Oriented Organization of Poly(3‐Hexylthiophene) for Efficient and Stable Antimony Sulfide Solar Cells

Poly(3‐hexylthiophene) (P3HT), as a traditional organic hole‐transporting material (HTM), is widely used in thin‐film solar cells due to its high charge mobility and good thermal stability. However, the P3HT films obtained by the traditional method are amorphous, which is unfavorable to hole extraction and transport. Here, a low‐toxicity solvent 1,2,4‐trimethylbenzene (TMB) was used as the solvent instead of the commonly used halogen solvent chlorobenzene (CB) to dissolve P3HT. Thus, the self‐assembled nanofibrous P3HT film was prepared and applied as HTM in the newly emerged Sb 2 S 3 solar cells.

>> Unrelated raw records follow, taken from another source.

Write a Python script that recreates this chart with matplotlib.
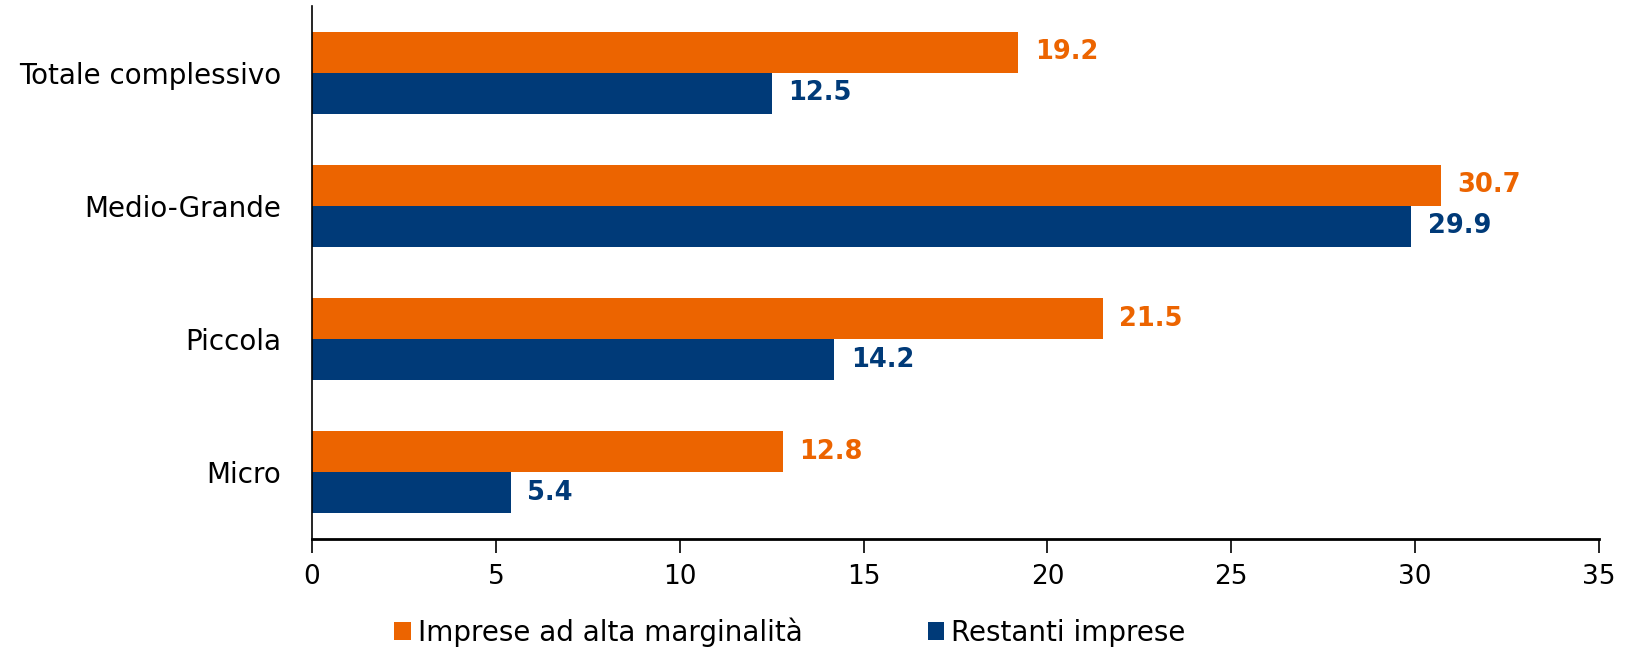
import numpy as np
import matplotlib
matplotlib.use("Agg")
import matplotlib.pyplot as plt

categories = ["Micro", "Piccola", "Medio-Grande", "Totale complessivo"]
alta_marginalita = [12.8, 21.5, 30.7, 19.2]
restanti = [5.4, 14.2, 29.9, 12.5]
series_names = ["Imprese ad alta marginalità", "Restanti imprese"]
xticks = [0, 5, 10, 15, 20, 25, 30, 35]

ORANGE = "#EC6400"
BLUE = "#003A78"

plt.rcParams["font.family"] = ["DejaVu Sans"]

fig = plt.figure(figsize=(16.32, 6.52), dpi=100)
ax = fig.add_axes([312 / 1632, 1 - 539 / 652, (1599 - 312) / 1632, (539 - 6) / 652])

y = np.arange(len(categories))
h = 0.307
b1 = ax.barh(y + h / 2, alta_marginalita, height=h, color=ORANGE, label=series_names[0])
b2 = ax.barh(y - h / 2, restanti, height=h, color=BLUE, label=series_names[1])

# value labels, same colour as their bar
for bars, color in ((b1, ORANGE), (b2, BLUE)):
    for bar in bars:
        w = bar.get_width()
        ax.annotate(f"{w:.1f}", (w, bar.get_y() + bar.get_height() / 2),
                    xytext=(12, 0), textcoords="offset points",
                    va="center", ha="left", color=color,
                    fontsize=18.5, fontweight="bold")

ax.set_xlim(0, 35)
ax.set_ylim(-0.5, 3.5)
ax.set_xticks(xticks)
ax.set_yticks(y)
ax.set_yticklabels(categories)
ax.tick_params(axis="x", length=10, width=1.2, labelsize=19, pad=8, direction="out")
ax.tick_params(axis="y", length=0, labelsize=20, pad=22)

for side in ("top", "right"):
    ax.spines[side].set_visible(False)
ax.spines["left"].set_linewidth(1.2)
ax.spines["bottom"].set_linewidth(2.0)

fig.legend(handles=[b1, b2], loc="center", bbox_to_anchor=(790 / 1632, 1 - 632 / 652),
           ncol=2, frameon=False, fontsize=20, handlelength=0.6, handleheight=0.6,
           handletextpad=0.25, columnspacing=4.5)

fig.savefig("out.png", dpi=100)
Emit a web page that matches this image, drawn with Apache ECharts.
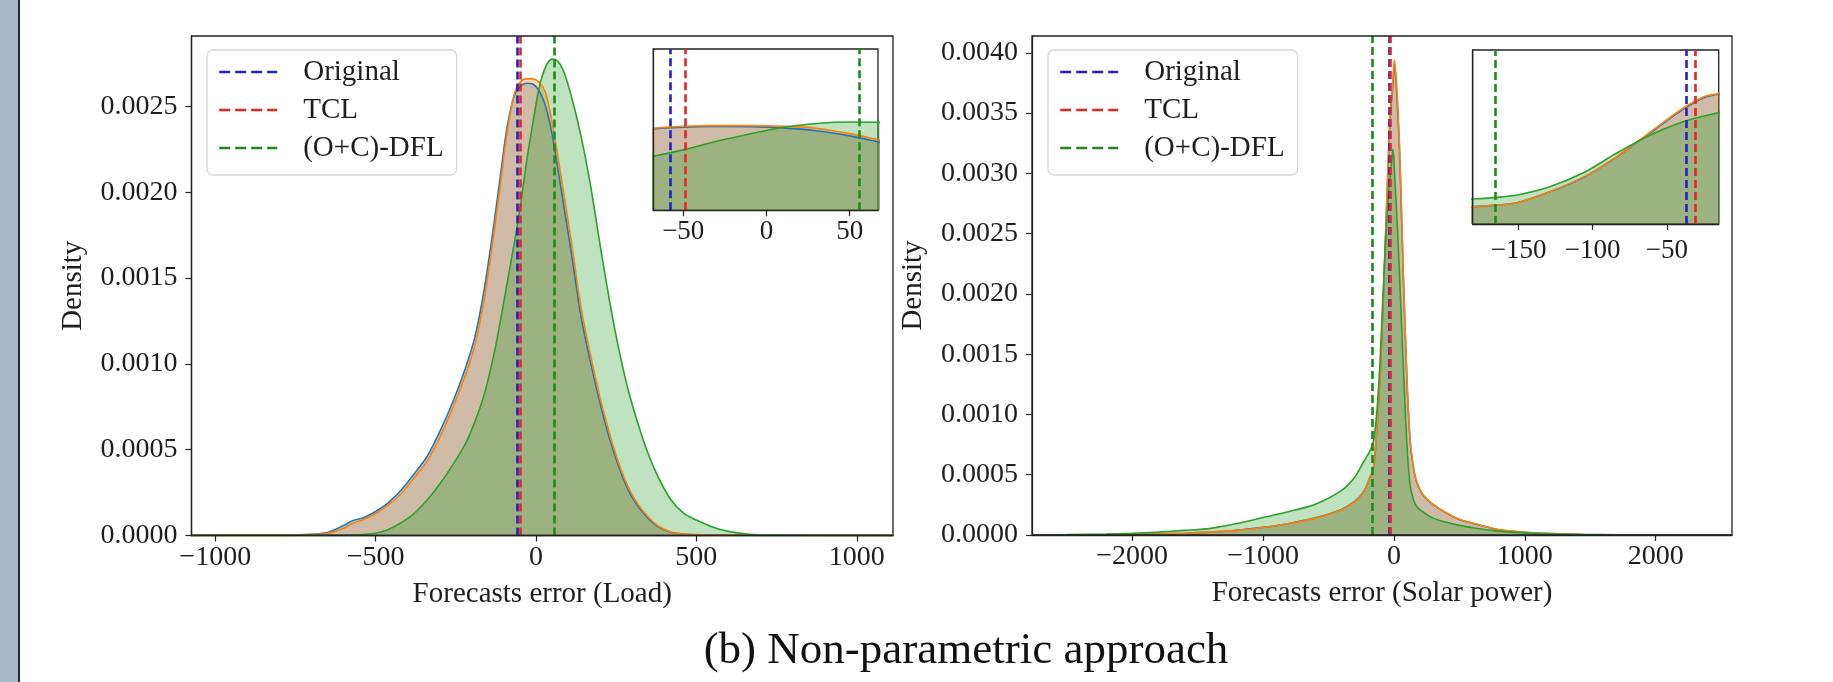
<!DOCTYPE html>
<html><head><meta charset="utf-8">
<script src="https://cdn.jsdelivr.net/npm/echarts@6/dist/echarts.min.js"></script>
<style>html,body{margin:0;padding:0;background:#fff}#c{width:1833px;height:682px}</style>
</head><body><div id="c"></div>
<script>
// ---------- DATA ----------
const SERIES_NAMES = ['Original', 'TCL', '(O+C)-DFL'];
const CAPTION = '(b) Non-parametric approach';

// Load panel: KDE of forecast error (x) and density (y)
const LOAD_X = [-1075,-1000,-900,-800,-700,-650,-600,-570,-540,-500,-460,-420,-380,-340,-300,-260,-220,-190,-160,-130,-110,-90,-68,-50,-30,-10,10,30,50,67,85,110,140,170,200,230,260,290,320,350,380,420,460,500,550,600,650,700,800,900,1000,1110];
const LOAD_ORIGINAL = [0,0.000003,0.000004,0.000004,0.000007,0.000018,0.000058,0.000088,0.000102,0.000140,0.000192,0.000265,0.000358,0.000459,0.000605,0.000775,0.000975,0.001160,0.001450,0.001830,0.002110,0.002380,0.002560,0.002615,0.002635,0.002630,0.002590,0.002500,0.002340,0.002150,0.001940,0.001650,0.001280,0.001010,0.000769,0.000560,0.000390,0.000255,0.000165,0.000100,0.000052,0.000019,0.000008,0.000004,0.000003,0.000002,0.000002,0.000001,0.000001,0.000001,0.000001,0];
const LOAD_TCL = [0,0.000003,0.000004,0.000004,0.000006,0.000012,0.000042,0.000072,0.000092,0.000128,0.000178,0.000245,0.000335,0.000432,0.000572,0.000742,0.000935,0.001115,0.001395,0.001775,0.002060,0.002350,0.002570,0.002640,0.002660,0.002660,0.002640,0.002580,0.002410,0.002220,0.002010,0.001715,0.001330,0.001050,0.000800,0.000588,0.000410,0.000272,0.000176,0.000108,0.000057,0.000021,0.000009,0.000005,0.000003,0.000002,0.000002,0.000001,0.000001,0.000001,0.000001,0];
const LOAD_DFL = [0,0.000001,0.000001,0.000001,0.000002,0.000002,0.000003,0.000004,0.000006,0.000013,0.000035,0.000075,0.000128,0.000205,0.000300,0.000410,0.000535,0.000665,0.000830,0.001065,0.001260,0.001470,0.001700,0.001900,0.002170,0.002400,0.002610,0.002730,0.002775,0.002765,0.002710,0.002560,0.002330,0.002040,0.001690,0.001360,0.001070,0.000830,0.000640,0.000475,0.000345,0.000210,0.000130,0.000090,0.000050,0.000024,0.000010,0.000004,0.000002,0.000001,0.000001,0];
const LOAD_MEANS = [-58, -49, 56];

// Solar panel
const SOLAR_X = [-2765,-2500,-2200,-2000,-1800,-1600,-1400,-1200,-1000,-800,-600,-400,-300,-230,-181,-165,-151,-129,-106,-84,-61,-39,-25,-15,-8,0,5,15,30,47,72,98,123,150,175,225,300,400,500,650,800,1000,1200,1450,1700,2000,2300,2583];
const SOLAR_ORIGINAL = [0,0.000001,0.000003,0.000006,0.000010,0.000015,0.000024,0.000039,0.000063,0.000096,0.000142,0.000212,0.000278,0.000362,0.000482,0.000528,0.000595,0.000900,0.001310,0.001870,0.002560,0.003210,0.003530,0.003640,0.003740,0.003860,0.003880,0.003780,0.003500,0.003060,0.002150,0.001330,0.000795,0.000555,0.000436,0.000327,0.000252,0.000182,0.000128,0.000083,0.000044,0.000022,0.000011,0.000004,0.000002,0.000001,0.000001,0];
const SOLAR_TCL = [0,0.000001,0.000003,0.000006,0.000010,0.000015,0.000024,0.000038,0.000062,0.000095,0.000140,0.000210,0.000275,0.000360,0.000484,0.000530,0.000597,0.000905,0.001320,0.001880,0.002580,0.003240,0.003560,0.003660,0.003780,0.003900,0.003940,0.003820,0.003550,0.003100,0.002170,0.001340,0.000800,0.000560,0.000440,0.000330,0.000255,0.000185,0.000130,0.000085,0.000045,0.000023,0.000011,0.000004,0.000002,0.000001,0.000001,0];
const SOLAR_DFL = [0,0.000003,0.000008,0.000014,0.000024,0.000038,0.000055,0.000095,0.000145,0.000195,0.000255,0.000370,0.000480,0.000610,0.000700,0.000745,0.000810,0.001040,0.001440,0.001980,0.002490,0.002860,0.003020,0.003120,0.003200,0.003120,0.003000,0.002800,0.002480,0.002050,0.001400,0.000780,0.000420,0.000290,0.000235,0.000190,0.000140,0.000105,0.000080,0.000052,0.000032,0.000018,0.000009,0.000004,0.000002,0.000001,0,0];
const SOLAR_MEANS = [-37, -31, -166];

// Tick labels
const LOAD_XTICKS = [-1000, -500, 0, 500, 1000];
const LOAD_YTICKS = [0, 0.0005, 0.0010, 0.0015, 0.0020, 0.0025];
const SOLAR_XTICKS = [-2000, -1000, 0, 1000, 2000];
const SOLAR_YTICKS = [0, 0.0005, 0.0010, 0.0015, 0.0020, 0.0025, 0.0030, 0.0035, 0.0040];
const LOAD_INSET_XTICKS = [-50, 0, 50];
const SOLAR_INSET_XTICKS = [-150, -100, -50];

// Axis extents
const LOAD_XRANGE = [-1074, 1113], LOAD_YRANGE = [0, 0.00291];
const SOLAR_XRANGE = [-2765, 2583], SOLAR_YRANGE = [0, 0.00414];
const LOAD_INSET_XRANGE = [-68, 67], LOAD_INSET_YRANGE = [0, 0.00507];
const SOLAR_INSET_XRANGE = [-181, -15], SOLAR_INSET_YRANGE = [0, 0.00487];

// ---------- STYLE ----------
const FONT = 'Liberation Serif';
const TXT = '#1e1e1e';
const KDE_COLORS = ['#1f77b4', '#ff7f0e', '#2ca02c'];
const VLINE_COLORS = ['#2222c4', '#e82424', '#1b8c1b'];

const fmtX = v => (v < 0 ? '\u2212' + Math.abs(v) : String(v));
const fmtY = v => v.toFixed(4);

function xAxis(gi, range, ticks, name, opts) {
  return Object.assign({
    gridIndex: gi, type: 'value', min: range[0], max: range[1],
    axisLine: { show: true, onZero: false, lineStyle: { color: '#222', width: 1.3 } },
    axisTick: { show: true, length: 6, customValues: ticks, lineStyle: { color: '#222', width: 1.2 } },
    axisLabel: { customValues: ticks, formatter: fmtX, fontSize: 28, fontFamily: FONT, color: TXT, margin: 8 },
    splitLine: { show: false },
    name: name, nameLocation: 'middle', nameGap: 44,
    nameTextStyle: { fontSize: 29, fontFamily: FONT, color: TXT },
    z: 5
  }, opts || {});
}
function yAxis(gi, range, ticks, opts) {
  return Object.assign({
    gridIndex: gi, type: 'value', min: range[0], max: range[1],
    axisLine: { show: true, onZero: false, lineStyle: { color: '#222', width: 1.3 } },
    axisTick: { show: true, length: 6, customValues: ticks, lineStyle: { color: '#222', width: 1.2 } },
    axisLabel: { customValues: ticks, formatter: fmtY, fontSize: 28, fontFamily: FONT, color: TXT, margin: 14 },
    splitLine: { show: false },
    name: 'Density', nameLocation: 'middle', nameGap: 104,
    nameTextStyle: { fontSize: 29, fontFamily: FONT, color: TXT },
    z: 5
  }, opts || {});
}

function kde(name, xs, ys, ci, gi, z) {
  return {
    type: 'line', name: name, xAxisIndex: gi, yAxisIndex: gi, silent: true,
    data: xs.map((x, i) => [x, ys[i]]), smooth: 0.3, symbol: 'none', z: z,
    lineStyle: { color: KDE_COLORS[ci], width: 1.6 },
    areaStyle: { color: KDE_COLORS[ci], opacity: 0.3 }
  };
}
function vline(i, mean, gi, z) {
  const ls = { color: VLINE_COLORS[i], type: [8, 4], width: 2.6 };
  return {
    type: 'line', name: SERIES_NAMES[i], xAxisIndex: gi, yAxisIndex: gi, silent: true,
    data: [[mean, 0]], symbol: 'none', z: z, lineStyle: ls,
    itemStyle: { color: VLINE_COLORS[i] },
    markLine: { silent: true, z: z, symbol: ['none', 'none'], label: { show: false }, lineStyle: ls,
                animation: false, data: [{ xAxis: mean }] }
  };
}
function panel(gi, xs, arrays, means, z) {
  const s = [];
  arrays.forEach((ys, i) => s.push(kde(SERIES_NAMES[i] + ' kde', xs, ys, i, gi, z)));
  means.forEach((m, i) => s.push(vline(i, m, gi, z + 1)));
  return s;
}

const legendBase = {
  data: SERIES_NAMES, orient: 'vertical', top: 50, z: 8,
  itemWidth: 58, itemHeight: 12, itemGap: 8,
  padding: [7, 13, 12, 11],
  backgroundColor: 'rgba(255,255,255,0.85)', borderColor: '#d9d9d9', borderWidth: 1.3, borderRadius: 6,
  textStyle: { fontFamily: FONT, fontSize: 29, color: TXT, lineHeight: 30, padding: [0, 0, 0, 21] },
  lineStyle: { type: [11, 5], width: 2.4 },
  itemStyle: { opacity: 0 },
  selectedMode: false
};

const option = {
  animation: false,
  backgroundColor: '#fff',
  grid: [
    { left: 191.5, top: 36, width: 701.5, height: 499.5, show: true, backgroundColor: 'transparent', borderColor: '#222', borderWidth: 1.3, z: 5 },
    { left: 1032, top: 36, width: 700, height: 499, show: true, backgroundColor: 'transparent', borderColor: '#222', borderWidth: 1.3, z: 5 },
    { left: 653.3, top: 49, width: 224.7, height: 161.3, show: true, backgroundColor: '#fff', borderColor: '#222', borderWidth: 1.3, z: 10 },
    { left: 1472.7, top: 50, width: 246, height: 174, show: true, backgroundColor: '#fff', borderColor: '#222', borderWidth: 1.3, z: 10 }
  ],
  xAxis: [
    xAxis(0, LOAD_XRANGE, LOAD_XTICKS, 'Forecasts error (Load)'),
    xAxis(1, SOLAR_XRANGE, SOLAR_XTICKS, 'Forecasts error (Solar power)'),
    xAxis(2, LOAD_INSET_XRANGE, LOAD_INSET_XTICKS, '', { z: 14, axisLabel: { customValues: LOAD_INSET_XTICKS, formatter: fmtX, fontSize: 27, fontFamily: FONT, color: TXT, margin: 8 } }),
    xAxis(3, SOLAR_INSET_XRANGE, SOLAR_INSET_XTICKS, '', { z: 14, axisLabel: { customValues: SOLAR_INSET_XTICKS, formatter: fmtX, fontSize: 27, fontFamily: FONT, color: TXT, margin: 13 } })
  ],
  yAxis: [
    yAxis(0, LOAD_YRANGE, LOAD_YTICKS),
    yAxis(1, SOLAR_YRANGE, SOLAR_YTICKS),
    yAxis(2, LOAD_INSET_YRANGE, [], { name: '', z: 14, axisTick: { show: false }, axisLabel: { show: false } }),
    yAxis(3, SOLAR_INSET_YRANGE, [], { name: '', z: 14, axisTick: { show: false }, axisLabel: { show: false } })
  ],
  legend: [
    Object.assign({}, legendBase, { left: 207 }),
    Object.assign({}, legendBase, { left: 1048 })
  ],
  series: [].concat(
    panel(0, LOAD_X, [LOAD_ORIGINAL, LOAD_TCL, LOAD_DFL], LOAD_MEANS, 2),
    panel(1, SOLAR_X, [SOLAR_ORIGINAL, SOLAR_TCL, SOLAR_DFL], SOLAR_MEANS, 2),
    panel(2, LOAD_X, [LOAD_ORIGINAL, LOAD_TCL, LOAD_DFL], LOAD_MEANS, 11),
    panel(3, SOLAR_X, [SOLAR_ORIGINAL, SOLAR_TCL, SOLAR_DFL], SOLAR_MEANS, 11)
  ),
  graphic: [
    { type: 'rect', shape: { x: 0, y: 0, width: 18, height: 682 }, style: { fill: '#a7b8c8' }, silent: true },
    { type: 'rect', shape: { x: 18, y: 0, width: 2, height: 682 }, style: { fill: '#2a2a2a' }, silent: true },
    { type: 'text', x: 966, y: 651, silent: true,
      style: { text: CAPTION, fontSize: 45, fontFamily: FONT, fill: '#111', align: 'center', verticalAlign: 'middle' } }
  ]
};

const chart = echarts.init(document.getElementById('c'), null, { renderer: 'canvas' });
chart.setOption(option);
</script>
</body></html>
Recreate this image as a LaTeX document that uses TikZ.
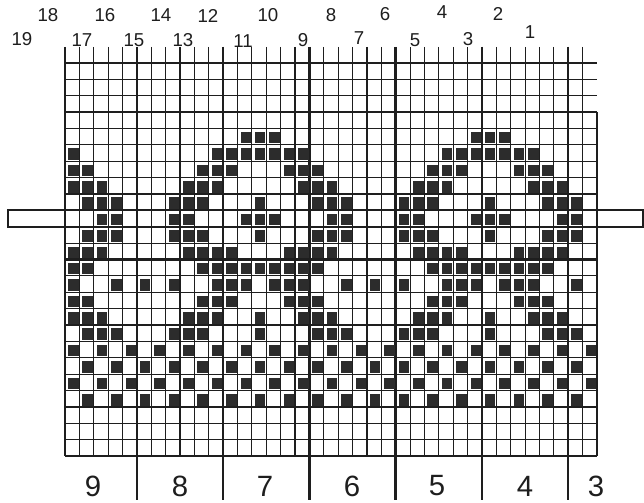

According to the density functional theory calculations, the interface contact between TMB‐P3HT and Sb 2 S 3 was enhanced via the bonding interaction of S in P3HT and Sb in Sb 2 S 3 . Through transient absorption spectroscopy characterization, the enhanced interface contact improves the charge extraction ability of TMB‐P3HT when compared to the CB‐P3HT film. Thus, the TMB‐P3HT‐based Sb 2 S 3 solar cell delivers a power conversion efficiency of 6.21%, which is 9.7% higher than that of the CB‐P3HT‐based device. Furthermore, the dopant‐free TMB‐P3HT‐based Sb 2 S 3 devices exhibit excellent environmental stability compared with Spiro‐OMeTAD‐based devices. This work demonstrates that the application of P3HT and the solvent engineering of HTM are applicable strategies for developing Sb 2 S 3 solar cells with high efficiency and stability.